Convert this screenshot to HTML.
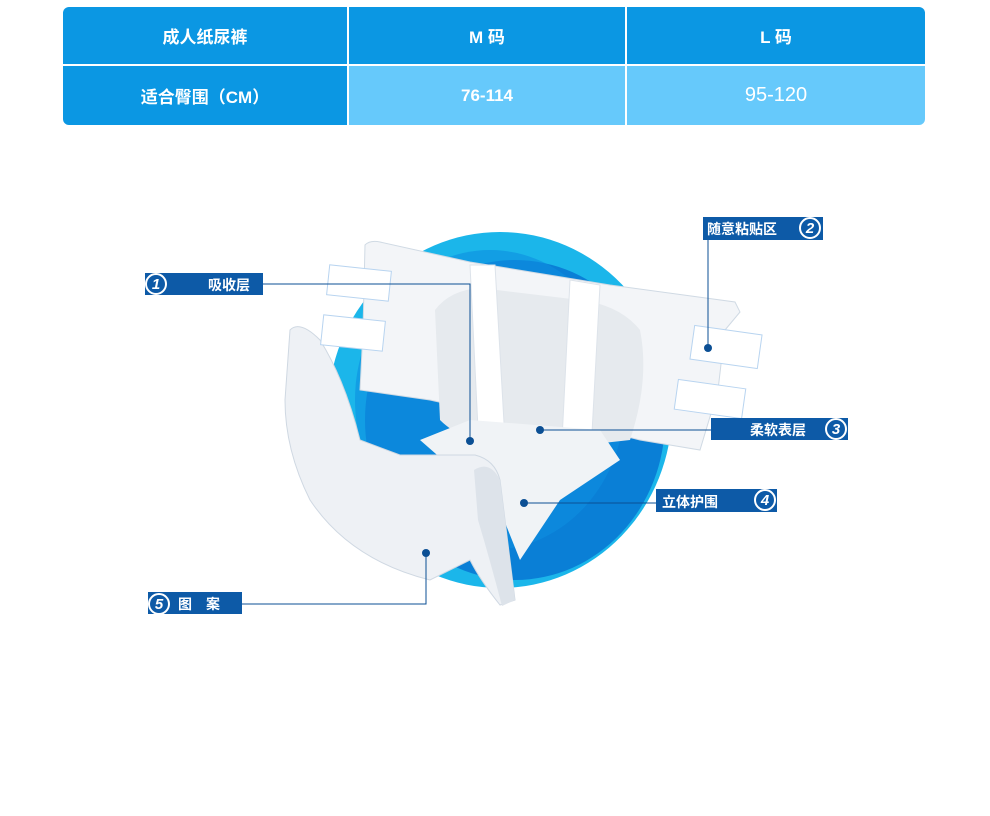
<!DOCTYPE html>
<html><head><meta charset="utf-8"><style>
body{margin:0;width:990px;height:816px;background:#fff;overflow:hidden;font-family:"Liberation Sans","Noto Sans CJK SC",sans-serif}
.t{position:absolute;left:63px;top:7px;width:862px;height:118px;border-radius:6px;overflow:hidden}
.c{position:absolute;display:flex;align-items:center;justify-content:center;color:#fff;font-weight:bold;font-size:17px}
</style></head><body>
<div class="t">
<div class="c" style="left:0;top:0;width:284px;height:57px;background:#0b97e3">成人纸尿裤</div>
<div class="c" style="left:286px;top:0;width:276px;height:57px;background:#0b97e3">M 码</div>
<div class="c" style="left:564px;top:0;width:298px;height:57px;background:#0b97e3">L 码</div>
<div class="c" style="left:0;top:59px;width:284px;height:59px;background:#0b97e3">适合臀围（CM）</div>
<div class="c" style="left:286px;top:59px;width:276px;height:59px;background:#66c9fb">76-114</div>
<div class="c" style="left:564px;top:59px;width:298px;height:59px;background:#66c9fb;font-weight:normal;font-size:20px">95-120</div>
</div>
<svg width="990" height="816" style="position:absolute;left:0;top:0">
<ellipse cx="500" cy="410" rx="172" ry="178" fill="#1bb6ea"/>
<ellipse cx="515" cy="420" rx="150" ry="160" fill="#0a7fd6"/>
<ellipse cx="490" cy="400" rx="135" ry="150" fill="#0e8ee0" opacity=".6"/>
<path d="M365 245 Q370 240 380 242 L470 262 L610 285 L735 302 L740 312 L725 330 L718 390 L700 450 L640 440 L600 430 L520 420 L430 400 L360 390 L363 330 Z" fill="#f3f5f8" stroke="#d0dae4"/>
<path d="M435 310 Q450 290 480 288 L580 300 Q620 305 640 330 Q650 380 630 440 L540 450 Q470 450 440 420 Z" fill="#e6eaee"/>
<path d="M470 265 L495 265 L505 440 L480 470 Z" fill="#fff" stroke="#dde3ea"/>
<path d="M570 280 L600 285 L590 470 L560 480 Z" fill="#fff" stroke="#dde3ea"/>
<path d="M420 440 L470 420 L600 430 L620 460 L560 500 L520 560 L500 510 Z" fill="#f0f3f6"/>
<path d="M290 330 Q300 320 320 340 Q345 380 360 440 L400 455 L475 455 Q495 460 500 480 L515 600 L500 605 Q480 580 470 560 L430 580 Q350 560 310 500 Q285 450 285 400 Z" fill="#eef1f5" stroke="#cfd8e2"/>
<path d="M474 470 Q490 460 500 480 L515 600 L502 606 Q490 560 478 520 Z" fill="#dde3ea"/>
<rect x="328" y="268" width="62" height="30" fill="#fff" stroke="#b8d4f0" transform="rotate(6 359 283)"/>
<rect x="322" y="318" width="62" height="30" fill="#fff" stroke="#b8d4f0" transform="rotate(6 353 333)"/>
<rect x="692" y="330" width="68" height="34" fill="#fff" stroke="#b8d4f0" transform="rotate(8 726 347)"/>
<rect x="676" y="384" width="68" height="30" fill="#fff" stroke="#b8d4f0" transform="rotate(8 710 399)"/>
<g stroke="#0b4f94" stroke-width="1" fill="none">
<polyline points="263,284 470,284 470,440"/>
<polyline points="708,240 708,348"/>
<polyline points="540,430 711,430"/>
<polyline points="524,503 656,503"/>
<polyline points="242,604 426,604 426,553"/>
</g>
<g fill="#0b4f94"><circle cx="470" cy="441" r="4"/><circle cx="708" cy="348" r="4"/><circle cx="540" cy="430" r="4"/><circle cx="524" cy="503" r="4"/><circle cx="426" cy="553" r="4"/></g>
<g fill="#0d5aa7">
<rect x="145" y="273" width="118" height="22"/><rect x="703" y="217" width="120" height="23"/>
<rect x="711" y="418" width="137" height="22"/><rect x="656" y="489" width="121" height="23"/>
<rect x="148" y="592" width="94" height="22"/></g>
<g fill="#fff" font-size="14" font-weight="bold" font-family="Liberation Sans,Noto Sans CJK SC,sans-serif">
<text x="208" y="290">吸收层</text><text x="707" y="234">随意粘贴区</text>
<text x="750" y="435">柔软表层</text><text x="662" y="507">立体护围</text>
<text x="178" y="609">图　案</text></g>
<g fill="#0d5aa7" stroke="#fff" stroke-width="2">
<circle cx="156" cy="284" r="10"/><circle cx="810" cy="228" r="10"/><circle cx="836" cy="429" r="10"/><circle cx="765" cy="500" r="10"/><circle cx="159" cy="604" r="10"/></g>
<g fill="#fff" font-size="15" font-weight="bold" font-style="italic" text-anchor="middle" font-family="Liberation Sans,sans-serif">
<text x="156" y="289">1</text><text x="810" y="233">2</text><text x="836" y="434">3</text><text x="765" y="505">4</text><text x="159" y="609">5</text></g>
</svg>
</body></html>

### Written task
Give every line above again exactly, with no pictures.

### Full solution
Convert this screenshot to HTML.
<!DOCTYPE html>
<html><head><meta charset="utf-8"><style>
body{margin:0;width:990px;height:816px;background:#fff;overflow:hidden;font-family:"Liberation Sans","Noto Sans CJK SC",sans-serif}
.t{position:absolute;left:63px;top:7px;width:862px;height:118px;border-radius:6px;overflow:hidden}
.c{position:absolute;display:flex;align-items:center;justify-content:center;color:#fff;font-weight:bold;font-size:17px}
</style></head><body>
<div class="t">
<div class="c" style="left:0;top:0;width:284px;height:57px;background:#0b97e3">成人纸尿裤</div>
<div class="c" style="left:286px;top:0;width:276px;height:57px;background:#0b97e3">M 码</div>
<div class="c" style="left:564px;top:0;width:298px;height:57px;background:#0b97e3">L 码</div>
<div class="c" style="left:0;top:59px;width:284px;height:59px;background:#0b97e3">适合臀围（CM）</div>
<div class="c" style="left:286px;top:59px;width:276px;height:59px;background:#66c9fb">76-114</div>
<div class="c" style="left:564px;top:59px;width:298px;height:59px;background:#66c9fb;font-weight:normal;font-size:20px">95-120</div>
</div>
<svg width="990" height="816" style="position:absolute;left:0;top:0">
<ellipse cx="500" cy="410" rx="172" ry="178" fill="#1bb6ea"/>
<ellipse cx="515" cy="420" rx="150" ry="160" fill="#0a7fd6"/>
<ellipse cx="490" cy="400" rx="135" ry="150" fill="#0e8ee0" opacity=".6"/>
<path d="M365 245 Q370 240 380 242 L470 262 L610 285 L735 302 L740 312 L725 330 L718 390 L700 450 L640 440 L600 430 L520 420 L430 400 L360 390 L363 330 Z" fill="#f3f5f8" stroke="#d0dae4"/>
<path d="M435 310 Q450 290 480 288 L580 300 Q620 305 640 330 Q650 380 630 440 L540 450 Q470 450 440 420 Z" fill="#e6eaee"/>
<path d="M470 265 L495 265 L505 440 L480 470 Z" fill="#fff" stroke="#dde3ea"/>
<path d="M570 280 L600 285 L590 470 L560 480 Z" fill="#fff" stroke="#dde3ea"/>
<path d="M420 440 L470 420 L600 430 L620 460 L560 500 L520 560 L500 510 Z" fill="#f0f3f6"/>
<path d="M290 330 Q300 320 320 340 Q345 380 360 440 L400 455 L475 455 Q495 460 500 480 L515 600 L500 605 Q480 580 470 560 L430 580 Q350 560 310 500 Q285 450 285 400 Z" fill="#eef1f5" stroke="#cfd8e2"/>
<path d="M474 470 Q490 460 500 480 L515 600 L502 606 Q490 560 478 520 Z" fill="#dde3ea"/>
<rect x="328" y="268" width="62" height="30" fill="#fff" stroke="#b8d4f0" transform="rotate(6 359 283)"/>
<rect x="322" y="318" width="62" height="30" fill="#fff" stroke="#b8d4f0" transform="rotate(6 353 333)"/>
<rect x="692" y="330" width="68" height="34" fill="#fff" stroke="#b8d4f0" transform="rotate(8 726 347)"/>
<rect x="676" y="384" width="68" height="30" fill="#fff" stroke="#b8d4f0" transform="rotate(8 710 399)"/>
<g stroke="#0b4f94" stroke-width="1" fill="none">
<polyline points="263,284 470,284 470,440"/>
<polyline points="708,240 708,348"/>
<polyline points="540,430 711,430"/>
<polyline points="524,503 656,503"/>
<polyline points="242,604 426,604 426,553"/>
</g>
<g fill="#0b4f94"><circle cx="470" cy="441" r="4"/><circle cx="708" cy="348" r="4"/><circle cx="540" cy="430" r="4"/><circle cx="524" cy="503" r="4"/><circle cx="426" cy="553" r="4"/></g>
<g fill="#0d5aa7">
<rect x="145" y="273" width="118" height="22"/><rect x="703" y="217" width="120" height="23"/>
<rect x="711" y="418" width="137" height="22"/><rect x="656" y="489" width="121" height="23"/>
<rect x="148" y="592" width="94" height="22"/></g>
<g fill="#fff" font-size="14" font-weight="bold" font-family="Liberation Sans,Noto Sans CJK SC,sans-serif">
<text x="208" y="290">吸收层</text><text x="707" y="234">随意粘贴区</text>
<text x="750" y="435">柔软表层</text><text x="662" y="507">立体护围</text>
<text x="178" y="609">图　案</text></g>
<g fill="#0d5aa7" stroke="#fff" stroke-width="2">
<circle cx="156" cy="284" r="10"/><circle cx="810" cy="228" r="10"/><circle cx="836" cy="429" r="10"/><circle cx="765" cy="500" r="10"/><circle cx="159" cy="604" r="10"/></g>
<g fill="#fff" font-size="15" font-weight="bold" font-style="italic" text-anchor="middle" font-family="Liberation Sans,sans-serif">
<text x="156" y="289">1</text><text x="810" y="233">2</text><text x="836" y="434">3</text><text x="765" y="505">4</text><text x="159" y="609">5</text></g>
</svg>
</body></html>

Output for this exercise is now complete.